At least 41 killed in rebel attack on Ugandan school near Congo border
KAMPALA, Uganda (AP) — Ugandan authorities recovered the bodies of 41 people, including 38 students, who were burned, shot or hacked to death after suspected rebels attacked a secondary school near the border with Congo, the local mayor said Saturday.
At least six people were abducted by the rebels, who fled across the porous border into Congo after the raid on Friday night, according to the Ugandan military.
Authorities blamed the massacre at Lhubiriha Secondary School in the border town of Mpondwe on the Allied Democratic Forces, a shadowy extremist group with ties to the Islamic State, which has been launching attacks for years from bases in volatile eastern Congo.
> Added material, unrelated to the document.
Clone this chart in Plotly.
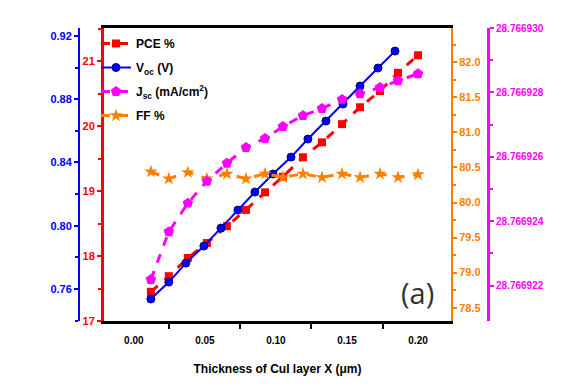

The victims included the students, one guard and two members of the local community who were killed outside the school, Mpondwe-Lhubiriha Mayor Selevest Mapoze told The Associated Press.
Mapoze said that some of the students suffered fatal burns when the rebels set fire to a dormitory and others were shot or hacked with machetes.
The raid, which happened around 11:30 p.m., involved about five attackers, the Ugandan military said. Soldiers from a nearby brigade who responded to the attack found the school on fire, “with dead bodies of students lying in the compound,” military spokesman Brigadier Felix Kulayigye said in a statement.
That statement cited 47 bodies, with eight other people wounded and being treated at a local hospital. Ugandan troops are “pursuing the perpetrators to rescue the abducted students” who were forced to carry looted food toward Congo's Virunga National Park, it said.
The school, co-ed and privately owned, is located in the Ugandan district of Kasese, about 2 kilometres (1.2 miles) from the Congo border.